Cirkus Columbia PDF 
Tiziano Colombi   

Danis Tanovic torna a casa, in Bosnia, prima della guerra. Il regista, premio Oscar al suo esordio con No Man’s Land, è al suo quinto lungometraggio, dopo 11'9"01 September 11 (2002), L'enfer (2005) e Triage (2009). Già documentarista di buon livello, Tanovic aveva lasciato da parte le sue radici cinematografiche per una sortita, non troppo fortunata, tra le lusinghe hollywoodiane. Con Cirkus Columbia tenta di riannodare il filo della sua storia e di quella della sua terra.

Il film, tratto da un testo teatrale, è la storia di Divko Buntić, esule in Germania per un ventennio, che fa ritorno nel suo villaggio natale con la giovane moglie/trofeo per fare la “guerra” alla vecchia famiglia. Caccia moglie e figlio di casa e si pavoneggia al bar manco fosse Onassis. Non pago, rileva il negozio di parrucchiere dove lavora l'ex moglie, costringendola ad abbandonare anche il suo impiego. Intanto i Balcani vanno in pezzi, i serbi si ricordano di essere serbi, i croati croati, i musulmani musulmani. La battaglia della famiglia Buntić diviene una metafora poco velata dell’imminente conflitto tra vicini di casa che sarà uno dei tratti distintivi del conflitto che sbriciolerà la Jugoslavia. Qualcosa del genere, ma con altri ingredienti, lo aveva fatto Saverio Costanzo in Private (2004), raccontando il conflitto israelo-palestinese. Non manca, poi, qualche cenno al comunismo che viene giù con il muro di Berlino e la grottesca e tagliente ironia sugli ormai vetusti busti di Tito (il vecchio sindaco comunista si porta a casa una scultura del dittatore per sottrarlo alle pisciate notturne che gli riservano i giovani oppositori). La regia è geometrica, limpida, forse un tantino sotto ritmo. Tanovic aspetta, libera il racconto con il contagocce. Niente poesia compiacente o fracasso alla Kusturica, manca persino la battaglia. Cirkus Columbia è un film che attende e chiede pazienza, il silenzio prima della tempesta. Sembra di osservare qualcuno mentre contempla il disastro imminente e si sforza di capire come diamine è stato possibile arrivare a mangiarsi il cuore gli uni con gli altri.
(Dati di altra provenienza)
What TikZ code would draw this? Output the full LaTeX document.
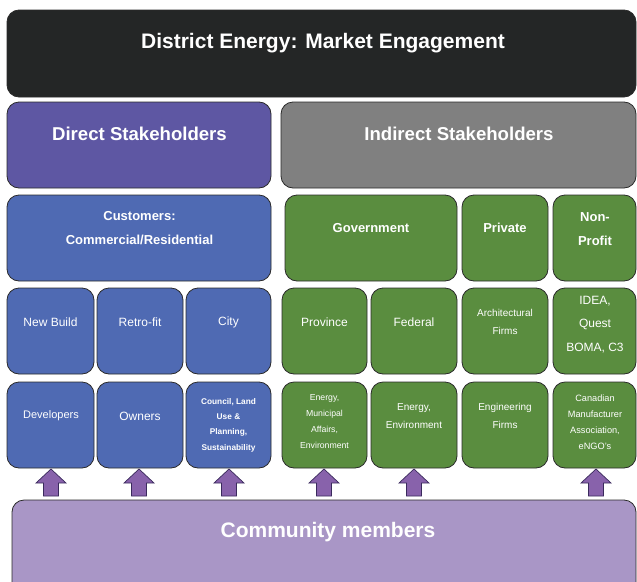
\documentclass[tikz,border=0pt]{standalone}
\usepackage{fontspec}
\setmainfont{Liberation Sans}
\definecolor{topc}{HTML}{242626}
\definecolor{directc}{HTML}{5E57A3}
\definecolor{indirc}{HTML}{808080}
\definecolor{bluec}{HTML}{4F6AB3}
\definecolor{greenc}{HTML}{5A8D3F}
\definecolor{commc}{HTML}{A996C6}
\definecolor{arrowc}{HTML}{8862AB}
\definecolor{arrowline}{HTML}{3A2A5C}
\definecolor{edgec}{HTML}{2A2A2A}
\newcommand{\bx}[6]{\node[box=#6, anchor=north west, minimum width={(#4-#2)*1pt}, minimum height={(#5-#3)*1pt}] (#1) at (#2,#3) {};}
\newcommand{\uparr}[2]{\draw[uparrow] (#2,469) -- (#2+15,483) -- (#2+7.5,483) -- (#2+7.5,496) -- (#2-7.5,496) -- (#2-7.5,483) -- (#2-15,483) -- cycle;
  \coordinate (#1) at (#2,469);}
\begin{document}
\begin{tikzpicture}[x=1pt,y=-1pt,
  box/.style={draw=edgec, line width=0.8pt, rounded corners=12pt, fill=#1, inner sep=0pt, outer sep=0pt},
  t/.style={text=white, align=center, inner sep=0pt},
  uparrow/.style={fill=arrowc, draw=arrowline, line width=0.7pt, line join=miter}]
\useasboundingbox (0,0) rectangle (637,581);
\clip (0,0) rectangle (637,581);
% boxes
\bx{top}{7}{10}{636}{97}{topc}
\bx{direct}{7}{102}{271}{188}{directc}
\bx{indirect}{281}{102}{636}{188}{indirc}
\bx{cust}{7}{195}{271}{281}{bluec}
\bx{gov}{285}{195}{457}{281}{greenc}
\bx{priv}{462}{195}{548}{281}{greenc}
\bx{nonp}{553}{195}{636}{281}{greenc}
\bx{newb}{7}{288}{94}{374}{bluec}
\bx{retro}{97}{288}{183}{374}{bluec}
\bx{city}{186}{288}{271}{374}{bluec}
\bx{prov}{282}{288}{367}{374}{greenc}
\bx{fed}{371}{288}{457}{374}{greenc}
\bx{arch}{462}{288}{548}{374}{greenc}
\bx{idea}{553}{288}{636}{374}{greenc}
\bx{dev}{7}{382}{94}{468}{bluec}
\bx{own}{97}{382}{183}{468}{bluec}
\bx{coun}{186}{382}{271}{468}{bluec}
\bx{provm}{282}{382}{367}{468}{greenc}
\bx{fede}{371}{382}{457}{468}{greenc}
\bx{eng}{462}{382}{548}{468}{greenc}
\bx{cana}{553}{382}{636}{468}{greenc}
\bx{comm}{12}{500}{636}{600}{commc}
% texts
\node[t, font=\fontsize{21}{24}\selectfont\bfseries] (topt) at (323,43) {District Energy: Market Engagement};
\node[t, font=\fontsize{18.6}{22}\selectfont\bfseries] (directt) at (139.5,134) {Direct Stakeholders};
\node[t, font=\fontsize{18.6}{22}\selectfont\bfseries] (indirectt) at (459,134) {Indirect Stakeholders};
\node[t, font=\fontsize{13}{24}\selectfont\bfseries] (custt) at (139.5,228) {Customers:\\Commercial/Residential};
\node[t, font=\fontsize{13}{24}\selectfont\bfseries] (govt) at (371,228) {Government};
\node[t, font=\fontsize{13}{24}\selectfont\bfseries] (privt) at (505,228) {Private};
\node[t, font=\fontsize{13}{24}\selectfont\bfseries] (nonpt) at (595,229) {Non-\\Profit};
\node[t, font=\fontsize{12}{23.5}\selectfont] (newbt) at (50.5,322) {New Build};
\node[t, font=\fontsize{12}{23.5}\selectfont] (retrot) at (140,322) {Retro-fit};
\node[t, font=\fontsize{12}{23.5}\selectfont] (cityt) at (228.5,322) {City};
\node[t, font=\fontsize{12}{23.5}\selectfont] (provt) at (324.5,322) {Province};
\node[t, font=\fontsize{12}{23.5}\selectfont] (fedt) at (414,322) {Federal};
\node[t, font=\fontsize{10}{18}\selectfont] (archt) at (505,322) {Architectural\\Firms};
\node[t, font=\fontsize{12}{23.5}\selectfont] (ideat) at (595,324.5) {IDEA,\\Quest\\BOMA, C3};
\node[t, font=\fontsize{11}{18}\selectfont] (devt) at (51,416) {Developers};
\node[t, font=\fontsize{12}{18}\selectfont] (ownt) at (140,416) {Owners};
\node[t, font=\fontsize{8.3}{15.3}\selectfont\bfseries] (count) at (228.5,425) {Council, Land\\Use \&\\Planning,\\Sustainability};
\node[t, font=\fontsize{8.7}{16}\selectfont] (provmt) at (324.5,422) {Energy,\\Municipal\\Affairs,\\Environment};
\node[t, font=\fontsize{10}{18}\selectfont] (fedet) at (414,416) {Energy,\\Environment};
\node[t, font=\fontsize{10}{18}\selectfont] (engt) at (505,416) {Engineering\\Firms};
\node[t, font=\fontsize{9.2}{16}\selectfont] (canat) at (595,422) {Canadian\\Manufacturer\\Association,\\eNGO's};
\node[t, font=\fontsize{21}{24}\selectfont\bfseries] (commt) at (328,532) {Community members};
% arrows
\uparr{a1}{51}
\uparr{a2}{139}
\uparr{a3}{229}
\uparr{a4}{324}
\uparr{a5}{414}
\uparr{a6}{596}
\end{tikzpicture}
\end{document}
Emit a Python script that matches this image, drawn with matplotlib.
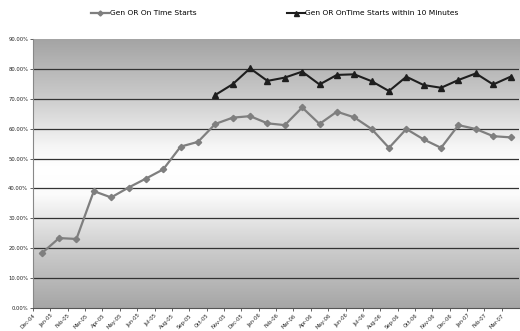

Un prequel, ecco la giusta definizione: eravamo un popolo zoppo ma non fratricida, fino a quando Caino non ha deciso di fare la festa ad Abele. Tra le mille storie che ci sono state raccontante sulla guerra dei Balcani questa è forse la meno efficiente. Non denuncia, non compiace, non indugia sull’orrore. Semplicemente mostra la vita e le meschinità di una piccola famiglia che ritrova la pace quando comprende che una guerra più grande incombe. È come scegliere di mettere da parte le cronache dei reporter per affidarsi agli albi a fumetti di Joe Sacco (Gorazde Area Protetta. La guerra in Bosnia 1992-1995). A molti questa scelta non piacerà, specie in tempi in cui si cercano nemici da impiccare (vedi la cattura di Ratko Mladić, libero di scorrazzare per un decennio nel cortile di casa prima di concordare la sua cattura per ragioni di stato) e i morti diventano numeri per le econometrie di guerra. L’ultima scena con Divko e il suo primo amore felici, per un attimo, sulla giostra della loro infanzia mentre i serbi cominciano a bombardare è una carezza feroce che ferisce quanto un pugno. Poi ci saranno i mortai, il sangue, la barbarie. Ma questo, sembra dire Tanovic, già lo avete visto e non è servito a deporre le armi.

TITOLO ORIGINALE: Cirkus Columbia; REGIA: Danis Tanovic; SCENEGGIATURA: Danis Tanovic, Ivica Djikic; FOTOGRAFIA: Walther van den Ende; MONTAGGIO: Petar Markovic; MUSICA: Christoph Blaser, Steffen Kahles; PRODUZIONE: Gran Bretagna/Francia/Germania/Belgio/Slovenia/Bosnia-Herzegovina/Serbia; ANNO: 2010; DURATA: 113 min.